Determining Fitness Is Key in Mantle Cell Lymphoma Treatment Selection
Patients with mantle cell lymphoma who are older and have less fitness may be eligible for regimens that include bendamustine/rituximab.
It is critical to assess the fitness of a patient with mantle cell lymphoma (MCL) from the get-go as part of the treatment decision-making process, according to Shalin Kothari, MD.
As part of a visit to Yale Cancer Center in New Haven, Connecticut, CancerNetwork® spoke with Kothari about the current treatment paradigm for MCL as well as key characteristics to consider when sequencing different therapeutic options. Patients who are younger and have more fitness, for example, are eligible to undergo treatment with BTK inhibitor-based regimens such as those employed in the phase 3 TRIANGLE study (NCT02858258).1 On the other hand, combinations that include bendamustine (Treanda) and rituximab (Rituxan) may be suitable for use among those who are older and have frailty.

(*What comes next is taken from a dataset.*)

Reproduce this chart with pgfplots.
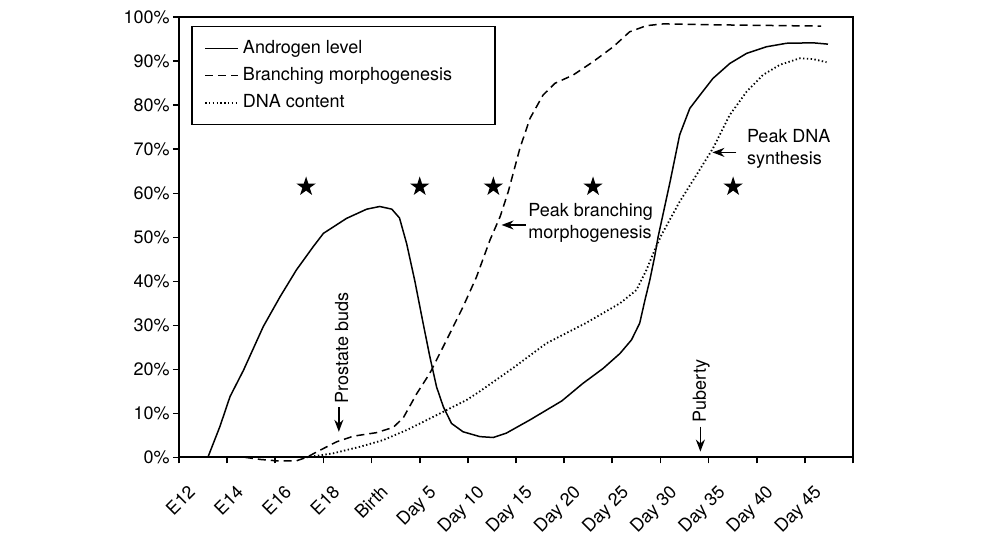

Kothari is an assistant professor of Medicine (Hematology) at Yale University.
Transcript:
The current treatment options for MCL depend on the [patient’s] own fitness. The fitness is [quite] important to determine from the get-go. For patients who are young and otherwise fit, the standard of care has recently changed among most lymphoma doctors. That is based off the TRIANGLE study, which [evaluated] a combination of rituximab plus cyclophosphamide, doxorubicin, vincristine, and prednisone [R-CHOP] with rituximab plus dexamethasone, cytarabine, and cisplatin or oxaliplatin [R-DHAP] alternating with R-DHAP in combination with a BTK inhibitor. The TRIANGLE study used ibrutinib [Imbruvica], which is the first-generation BTK inhibitor, but at this time, that’s off the market, so we typically would end up using a second- or third-generation [BTK inhibitor] such as acalabrutinib [Calquence] or zanubrutinib [Brukinsa].

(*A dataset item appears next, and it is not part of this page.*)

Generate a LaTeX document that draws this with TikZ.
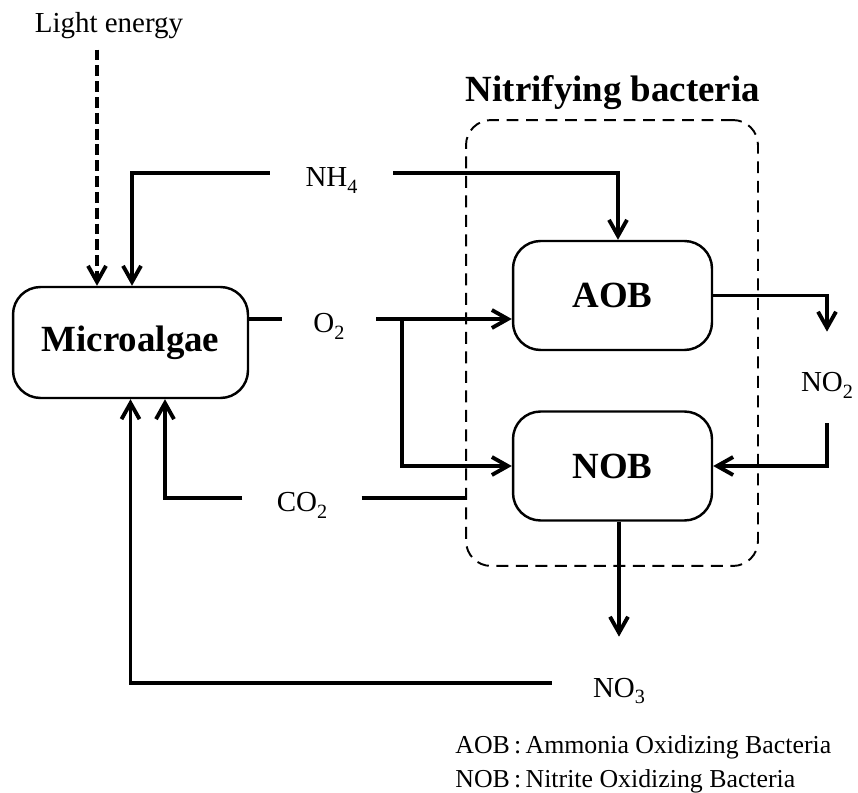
\documentclass[tikz,border=0pt]{standalone}
\usepackage{fontspec}
\setmainfont{Liberation Serif}
\usetikzlibrary{positioning,arrows.meta}

\newcommand{\chemsub}[1]{\raisebox{-0.24em}{\fontsize{11.5}{12}\selectfont #1}}

\begin{document}
\begin{tikzpicture}[
  x=0.02cm, y=-0.02cm,
  organism/.style={draw, rounded corners=0.55cm, line width=1.4pt, align=center,
                   font=\bfseries\fontsize{21}{25}\selectfont},
  chem/.style={font=\fontsize{16.5}{19.8}\selectfont, text height=0.56cm,
               text depth=0pt},
  arr/.style={-{Straight Barb[length=3.2mm,width=3.6mm]}, line width=2.2pt},
  link/.style={line width=2.2pt},
  lightarr/.style={arr, dash pattern=on 6.2pt off 2.8pt},
  group/.style={draw, line width=1.1pt, rounded corners=0.5cm,
                dash pattern=on 6.8pt off 4.3pt},
]
\useasboundingbox (0,0) rectangle (858,793);

%% Nodes
\node[group, minimum width=5.84cm, minimum height=8.92cm] (nitri) at (612,343) {};
\node[anchor=base, font=\bfseries\fontsize{21}{25}\selectfont] (ntitle) at (613,102)
  {Nitrifying bacteria};

\node[anchor=base, inner sep=0.2cm, font=\fontsize{16.5}{19.8}\selectfont]
  (light) at (109,33) {Light energy};

\node[organism, minimum width=4.7cm, minimum height=2.22cm] (micro) at (130.5,342.5) {Microalgae};
\node[organism, minimum width=3.98cm, minimum height=2.18cm] (aob) at (612.5,295.5) {AOB};
\node[organism, minimum width=3.98cm, minimum height=2.18cm] (nob) at (612.5,466) {NOB};

\node[chem, inner xsep=0.71cm] (nh4) at (331.5,173) {NH\chemsub{4}};
\node[chem, inner xsep=0.63cm] (o2)  at (329,319)   {O\chemsub{2}};
\node[chem, inner xsep=0.68cm] (co2) at (302,498)   {CO\chemsub{2}};
\node[chem, minimum height=1.82cm] (no2) at (827,377.5) {NO\chemsub{2}};
\node[chem, inner xsep=0.82cm, minimum height=1.84cm] (no3) at (619,683) {NO\chemsub{3}};
\coordinate (split) at (402,319);

\node[anchor=base west, inner sep=0pt, font=\fontsize{14.7}{18}\selectfont]
  (legaob) at (455,753) {AOB\,:\,Ammonia Oxidizing Bacteria};
\node[anchor=base west, inner sep=0pt, font=\fontsize{14.7}{18}\selectfont]
  (legnob) at (455,787) {NOB\,:\,Nitrite Oxidizing Bacteria};

%% Connectors
% light energy
\draw[lightarr] ([xshift=-0.24cm]light.south) -- ([xshift=-0.24cm]light.south |- micro.north);

% ammonium to algae and to AOB
\draw[arr] (nh4.west) -| ([xshift=0.03cm]micro.north);
\draw[arr] (nh4.east) -| ([xshift=0.11cm]aob.north);

% oxygen from algae to AOB and NOB
\draw[link] (o2.west) -- (o2 -| micro.east);
\draw[arr] (o2.east) -- (o2 -| aob.west);
\draw[arr] (split) |- (nob.west);

% nitrite
\draw[arr] (aob.east) -| (no2.north);
\draw[arr] (no2.south) |- (nob.east);

% carbon dioxide back to algae
\draw[arr] (co2.west) -| ([xshift=0.69cm]micro.south);
\draw[link] (co2.east) -- (co2 -| nitri.west);

% nitrate
\draw[arr] (no3.north |- nob.south) -- (no3.north);
\draw[arr] (no3.west) -| (micro.south);

\end{tikzpicture}
\end{document}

If patients are [older], frail, or less fit or do not meet [inclusion] criteria for the TRIANGLE study, then we typically go for rituximab [Rituxan] and bendamustine [Treanda]-based therapy in combination with or without BTK inhibitors. The addition of BTK inhibitors in [patients who are older and] frail is something that is still in research. I would not say that that is a settled question, but there are 2 important trials in that arena called SHINE [NCT01776840] and ECHO [NCT02972840].2,3 The ECHO study and the SHINE study showed that if you add ibrutinib to a [rituximab/bendamustine] backbone in [patients who are older and] frail, the [progression-free survival] is improved. But it has not yet led to an overall survival benefit. [Meanwhile], in the ECHO study, which combined acalabrutinib with rituximab and bendamustine, overall, we have seen more favorable outcomes, most likely due to acalabrutinib being less toxic than ibrutinib and being more selective. That’s basically the current paradigm.

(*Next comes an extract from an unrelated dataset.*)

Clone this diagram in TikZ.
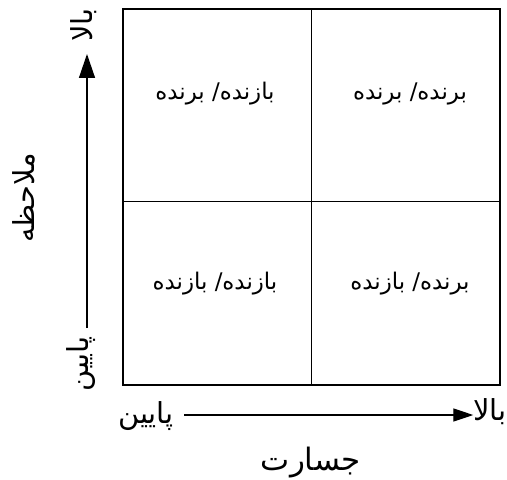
\documentclass[tikz,border=0pt]{standalone}
\usepackage{fontspec}
\usetikzlibrary{arrows.meta}
\newfontfamily\arabicfont[Script=Arabic]{DejaVu Sans}
\TeXXeTstate=1
\tikzset{
  cell/.style={font=\arabicfont\fontsize{23}{26}\selectfont, inner sep=0pt},
  axlab/.style={font=\arabicfont\fontsize{29}{32}\selectfont, inner sep=0pt},
  vtitle/.style={font=\arabicfont\fontsize{29}{32}\selectfont, inner sep=0pt},
  htitle/.style={font=\arabicfont\fontsize{31}{34}\selectfont, inner sep=0pt},
  vaxis/.style={line width=1.4bp, -{Triangle[length=24bp,width=16bp]}},
  haxis/.style={line width=1.4bp, -{Triangle[length=20bp,width=13bp]}},
}
\begin{document}
\begin{tikzpicture}[x=1bp,y=-1bp]
\useasboundingbox (0,0) rectangle (507,480);
% box
\coordinate (tl) at (123,9);
\coordinate (br) at (500,385);
\draw[line width=1.4bp] (tl) rectangle (br);
\coordinate (vt) at (311,9);
\coordinate (vb) at (311,385);
\coordinate (hl) at (123,201);
\coordinate (hr) at (500,201);
\draw[line width=1bp] (vt) -- (vb);
\draw[line width=1bp] (hl) -- (hr);
% cells
\node[cell] (c1) at (215,94) {\beginR بازنده/ برنده\endR};
\node[cell] (c2) at (410,94) {\beginR برنده/ برنده\endR};
\node[cell] (c3) at (215,284) {\beginR بازنده/ بازنده\endR};
\node[cell] (c4) at (410,284) {\beginR برنده/ بازنده\endR};
% vertical axis
\node[axlab, rotate=90] (vhigh) at (84,25) {\beginR بالا\endR};
\node[axlab, rotate=90] (vlow) at (81,364) {\beginR پایین\endR};
\coordinate (va) at (87,328);
\coordinate (vz) at (87,54);
\draw[vaxis] (va) -- (vz);
\node[vtitle, rotate=90] (vt1) at (24,198) {\beginR ملاحظه\endR};
% horizontal axis
\node[axlab] (hlow) at (146,416) {\beginR پایین\endR};
\node[axlab, anchor=east] (hhigh) at (507,412) {\beginR بالا\endR};
\coordinate (ha) at (184,415);
\coordinate (hz) at (hhigh.west);
\draw[haxis] (ha) -- (hz |- ha);
\node[htitle] (ht) at (311,463) {\beginR جسارت\endR};
\end{tikzpicture}
\end{document}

The third bucket, I would say, of patients who are very frail—where they cannot tolerate any chemotherapy whatsoever—I would consider BTK inhibitors with rituximab as a standard combination, although we have clinical trials ongoing here, so we would put patients on that. In addition, the biology is important, especially for TP53-mutated disease. We [usually] would want to avoid chemotherapy because those patients are typically chemotherapy-refractory.
References
- Dreyling M, Doorduijn J, Giné E, et al. Ibrutinib combined with immunochemotherapy with or without autologous stem-cell transplantation versus immunochemotherapy and autologous stem-cell transplantation in previously untreated patients with mantle cell lymphoma (TRIANGLE): a three-arm, randomised, open-label, phase 3 superiority trial of the European Mantle Cell Lymphoma Network. Lancet. 2024;403(10441):2293-2306. doi: 10.1016/S0140-6736(24)00184-3.
- Wang ML, Jurczak W, Jerkeman M, et al. Ibrutinib plus bendamustine and rituximab in untreated mantle-cell lymphoma. N Engl J Med. 2022;386(26):2482-2494. doi: 10.1056/NEJMoa2201817.
- Wang M, Salek D, Belada D, et al. Acalabrutinib plus bendamustine-rituximab in untreated mantle cell lymphoma. J Clin Oncol. 2025;43(20):2276-2284. doi: 10.1200/JCO-25-00690.